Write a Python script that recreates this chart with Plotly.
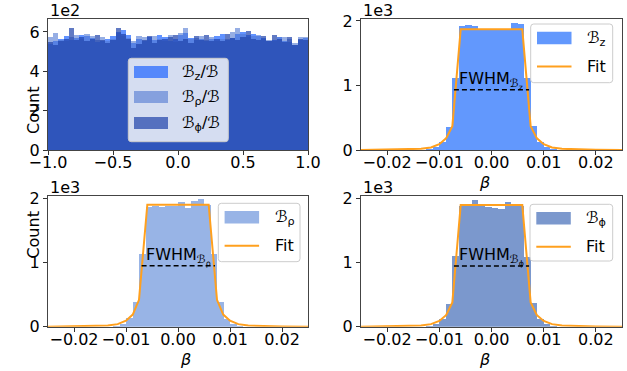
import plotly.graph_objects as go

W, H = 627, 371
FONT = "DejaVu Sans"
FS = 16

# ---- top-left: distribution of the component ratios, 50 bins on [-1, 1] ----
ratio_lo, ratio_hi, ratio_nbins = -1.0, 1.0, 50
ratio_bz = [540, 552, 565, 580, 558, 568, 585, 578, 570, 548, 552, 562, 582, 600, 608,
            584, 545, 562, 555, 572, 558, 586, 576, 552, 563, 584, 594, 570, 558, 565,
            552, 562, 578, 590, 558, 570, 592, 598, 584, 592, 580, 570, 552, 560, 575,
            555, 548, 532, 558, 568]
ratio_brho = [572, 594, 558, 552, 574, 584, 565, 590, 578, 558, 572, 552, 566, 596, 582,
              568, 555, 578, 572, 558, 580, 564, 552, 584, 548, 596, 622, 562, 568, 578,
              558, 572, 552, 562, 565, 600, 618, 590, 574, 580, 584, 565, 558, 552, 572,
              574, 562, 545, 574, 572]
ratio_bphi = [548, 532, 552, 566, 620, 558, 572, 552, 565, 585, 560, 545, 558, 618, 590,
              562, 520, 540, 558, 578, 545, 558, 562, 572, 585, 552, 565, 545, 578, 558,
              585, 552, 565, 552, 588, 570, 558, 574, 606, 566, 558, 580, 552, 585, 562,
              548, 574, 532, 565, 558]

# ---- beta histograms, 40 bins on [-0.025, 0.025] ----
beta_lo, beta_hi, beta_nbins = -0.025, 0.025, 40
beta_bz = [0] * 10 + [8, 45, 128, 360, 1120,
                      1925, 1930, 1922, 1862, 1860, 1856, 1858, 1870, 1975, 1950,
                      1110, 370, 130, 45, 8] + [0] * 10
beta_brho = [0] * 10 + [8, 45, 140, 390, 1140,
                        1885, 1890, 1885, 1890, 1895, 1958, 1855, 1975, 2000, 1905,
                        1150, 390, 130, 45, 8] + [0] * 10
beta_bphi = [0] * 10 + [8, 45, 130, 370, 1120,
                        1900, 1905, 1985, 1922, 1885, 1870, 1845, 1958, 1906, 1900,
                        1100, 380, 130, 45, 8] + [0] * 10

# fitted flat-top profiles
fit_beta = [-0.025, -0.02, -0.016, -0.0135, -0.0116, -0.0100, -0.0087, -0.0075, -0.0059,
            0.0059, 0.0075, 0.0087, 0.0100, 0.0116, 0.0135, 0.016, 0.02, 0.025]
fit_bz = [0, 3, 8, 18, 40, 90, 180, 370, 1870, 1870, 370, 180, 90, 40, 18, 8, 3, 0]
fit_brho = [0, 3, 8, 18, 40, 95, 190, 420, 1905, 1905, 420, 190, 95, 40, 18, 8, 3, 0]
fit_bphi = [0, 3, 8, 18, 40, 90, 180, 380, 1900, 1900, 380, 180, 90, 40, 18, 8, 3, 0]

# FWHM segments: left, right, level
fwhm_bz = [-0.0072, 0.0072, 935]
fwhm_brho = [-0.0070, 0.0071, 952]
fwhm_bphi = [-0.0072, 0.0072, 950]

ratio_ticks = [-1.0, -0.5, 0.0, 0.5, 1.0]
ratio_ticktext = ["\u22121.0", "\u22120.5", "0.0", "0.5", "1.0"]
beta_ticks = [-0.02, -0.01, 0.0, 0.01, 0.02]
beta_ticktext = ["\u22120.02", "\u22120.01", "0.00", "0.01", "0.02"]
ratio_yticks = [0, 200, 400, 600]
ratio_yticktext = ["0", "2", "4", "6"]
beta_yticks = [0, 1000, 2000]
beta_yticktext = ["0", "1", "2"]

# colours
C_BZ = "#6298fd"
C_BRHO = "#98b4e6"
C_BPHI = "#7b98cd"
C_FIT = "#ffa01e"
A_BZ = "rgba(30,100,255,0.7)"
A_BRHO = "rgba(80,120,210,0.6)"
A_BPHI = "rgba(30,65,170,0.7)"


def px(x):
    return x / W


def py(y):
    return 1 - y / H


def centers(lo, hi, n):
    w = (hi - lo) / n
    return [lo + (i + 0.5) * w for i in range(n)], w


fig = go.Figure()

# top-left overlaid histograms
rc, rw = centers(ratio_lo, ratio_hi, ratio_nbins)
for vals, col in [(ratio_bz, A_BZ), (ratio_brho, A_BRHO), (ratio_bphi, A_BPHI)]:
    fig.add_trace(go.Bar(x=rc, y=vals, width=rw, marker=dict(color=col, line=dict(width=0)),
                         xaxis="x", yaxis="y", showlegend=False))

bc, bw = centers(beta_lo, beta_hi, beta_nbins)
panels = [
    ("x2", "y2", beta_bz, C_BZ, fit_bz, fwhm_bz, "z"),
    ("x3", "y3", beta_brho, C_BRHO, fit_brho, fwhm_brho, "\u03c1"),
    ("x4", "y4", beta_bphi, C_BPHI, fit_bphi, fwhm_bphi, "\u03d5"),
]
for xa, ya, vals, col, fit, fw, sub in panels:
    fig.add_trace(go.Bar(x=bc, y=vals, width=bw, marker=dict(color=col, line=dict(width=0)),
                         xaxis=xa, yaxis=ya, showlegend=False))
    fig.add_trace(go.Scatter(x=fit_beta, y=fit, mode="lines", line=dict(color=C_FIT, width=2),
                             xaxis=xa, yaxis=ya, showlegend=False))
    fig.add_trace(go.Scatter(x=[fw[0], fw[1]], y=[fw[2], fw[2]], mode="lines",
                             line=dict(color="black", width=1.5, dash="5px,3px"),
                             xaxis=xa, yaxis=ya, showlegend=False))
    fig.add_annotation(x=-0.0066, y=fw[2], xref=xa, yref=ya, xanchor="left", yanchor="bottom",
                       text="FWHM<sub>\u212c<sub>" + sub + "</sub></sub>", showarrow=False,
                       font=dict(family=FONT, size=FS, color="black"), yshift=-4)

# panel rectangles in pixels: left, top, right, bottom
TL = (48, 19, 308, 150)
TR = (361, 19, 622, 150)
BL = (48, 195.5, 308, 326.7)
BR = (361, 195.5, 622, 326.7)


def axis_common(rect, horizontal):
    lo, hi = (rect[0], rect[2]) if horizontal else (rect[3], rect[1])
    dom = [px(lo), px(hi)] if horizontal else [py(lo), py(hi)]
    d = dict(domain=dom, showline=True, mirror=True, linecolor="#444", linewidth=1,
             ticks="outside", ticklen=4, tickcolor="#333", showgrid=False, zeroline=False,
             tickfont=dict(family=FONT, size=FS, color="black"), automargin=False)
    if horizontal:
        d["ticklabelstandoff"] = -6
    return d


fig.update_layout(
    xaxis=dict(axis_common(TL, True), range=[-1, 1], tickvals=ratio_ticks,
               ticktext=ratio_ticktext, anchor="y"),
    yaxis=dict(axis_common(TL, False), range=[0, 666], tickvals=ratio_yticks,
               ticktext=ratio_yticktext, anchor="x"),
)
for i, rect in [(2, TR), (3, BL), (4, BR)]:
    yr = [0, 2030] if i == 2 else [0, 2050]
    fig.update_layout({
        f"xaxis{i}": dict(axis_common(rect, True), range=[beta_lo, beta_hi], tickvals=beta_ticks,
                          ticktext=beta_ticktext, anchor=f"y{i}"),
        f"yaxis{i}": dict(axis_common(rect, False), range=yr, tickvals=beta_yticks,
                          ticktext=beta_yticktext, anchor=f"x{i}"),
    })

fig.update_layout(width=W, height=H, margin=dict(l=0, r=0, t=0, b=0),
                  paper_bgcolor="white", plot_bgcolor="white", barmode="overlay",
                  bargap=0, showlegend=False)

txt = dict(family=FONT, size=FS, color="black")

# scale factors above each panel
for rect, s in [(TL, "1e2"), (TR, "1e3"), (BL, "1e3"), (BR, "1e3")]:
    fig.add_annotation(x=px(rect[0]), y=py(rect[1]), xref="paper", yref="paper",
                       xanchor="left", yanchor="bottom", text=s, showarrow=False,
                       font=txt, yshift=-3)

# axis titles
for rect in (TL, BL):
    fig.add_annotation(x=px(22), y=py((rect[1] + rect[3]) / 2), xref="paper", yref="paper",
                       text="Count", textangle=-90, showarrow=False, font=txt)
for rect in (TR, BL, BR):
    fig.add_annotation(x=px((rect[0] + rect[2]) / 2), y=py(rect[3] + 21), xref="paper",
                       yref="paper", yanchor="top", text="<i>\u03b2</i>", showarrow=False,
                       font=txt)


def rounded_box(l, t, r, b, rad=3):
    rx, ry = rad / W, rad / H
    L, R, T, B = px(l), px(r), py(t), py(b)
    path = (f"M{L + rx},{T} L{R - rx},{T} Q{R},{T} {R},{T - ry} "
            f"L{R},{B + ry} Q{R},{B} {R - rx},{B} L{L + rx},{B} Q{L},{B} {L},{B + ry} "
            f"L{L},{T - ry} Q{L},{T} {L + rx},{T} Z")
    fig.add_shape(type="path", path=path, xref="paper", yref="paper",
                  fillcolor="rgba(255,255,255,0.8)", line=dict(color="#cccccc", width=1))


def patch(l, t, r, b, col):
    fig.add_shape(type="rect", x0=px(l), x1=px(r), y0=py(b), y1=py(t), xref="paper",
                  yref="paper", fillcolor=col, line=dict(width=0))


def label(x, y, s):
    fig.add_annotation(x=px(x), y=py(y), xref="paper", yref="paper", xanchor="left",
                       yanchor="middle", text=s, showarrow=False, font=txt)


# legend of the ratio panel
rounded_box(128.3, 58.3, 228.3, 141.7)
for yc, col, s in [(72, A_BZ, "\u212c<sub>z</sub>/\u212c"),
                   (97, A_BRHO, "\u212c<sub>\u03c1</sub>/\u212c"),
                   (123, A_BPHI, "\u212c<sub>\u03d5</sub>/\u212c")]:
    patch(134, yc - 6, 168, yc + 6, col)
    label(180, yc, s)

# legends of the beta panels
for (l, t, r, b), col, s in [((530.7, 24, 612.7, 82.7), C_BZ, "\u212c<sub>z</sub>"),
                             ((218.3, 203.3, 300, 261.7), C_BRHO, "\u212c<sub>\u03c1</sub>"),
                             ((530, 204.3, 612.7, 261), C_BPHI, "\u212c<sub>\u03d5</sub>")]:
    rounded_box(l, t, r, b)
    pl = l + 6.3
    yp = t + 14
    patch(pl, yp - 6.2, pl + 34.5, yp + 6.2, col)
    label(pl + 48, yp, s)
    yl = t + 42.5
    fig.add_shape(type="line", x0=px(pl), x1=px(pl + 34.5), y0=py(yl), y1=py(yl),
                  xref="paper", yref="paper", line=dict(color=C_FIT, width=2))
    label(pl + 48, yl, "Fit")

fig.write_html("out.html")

EXERCISE AIM
Copy nothing but the lines from the top of the data down to the line containing "548, 574, 532, 565, 558]", and leave the pictures out.

EXERCISE OUTPUT
Write a Python script that recreates this chart with Plotly.
import plotly.graph_objects as go

W, H = 627, 371
FONT = "DejaVu Sans"
FS = 16

# ---- top-left: distribution of the component ratios, 50 bins on [-1, 1] ----
ratio_lo, ratio_hi, ratio_nbins = -1.0, 1.0, 50
ratio_bz = [540, 552, 565, 580, 558, 568, 585, 578, 570, 548, 552, 562, 582, 600, 608,
            584, 545, 562, 555, 572, 558, 586, 576, 552, 563, 584, 594, 570, 558, 565,
            552, 562, 578, 590, 558, 570, 592, 598, 584, 592, 580, 570, 552, 560, 575,
            555, 548, 532, 558, 568]
ratio_brho = [572, 594, 558, 552, 574, 584, 565, 590, 578, 558, 572, 552, 566, 596, 582,
              568, 555, 578, 572, 558, 580, 564, 552, 584, 548, 596, 622, 562, 568, 578,
              558, 572, 552, 562, 565, 600, 618, 590, 574, 580, 584, 565, 558, 552, 572,
              574, 562, 545, 574, 572]
ratio_bphi = [548, 532, 552, 566, 620, 558, 572, 552, 565, 585, 560, 545, 558, 618, 590,
              562, 520, 540, 558, 578, 545, 558, 562, 572, 585, 552, 565, 545, 578, 558,
              585, 552, 565, 552, 588, 570, 558, 574, 606, 566, 558, 580, 552, 585, 562,
              548, 574, 532, 565, 558]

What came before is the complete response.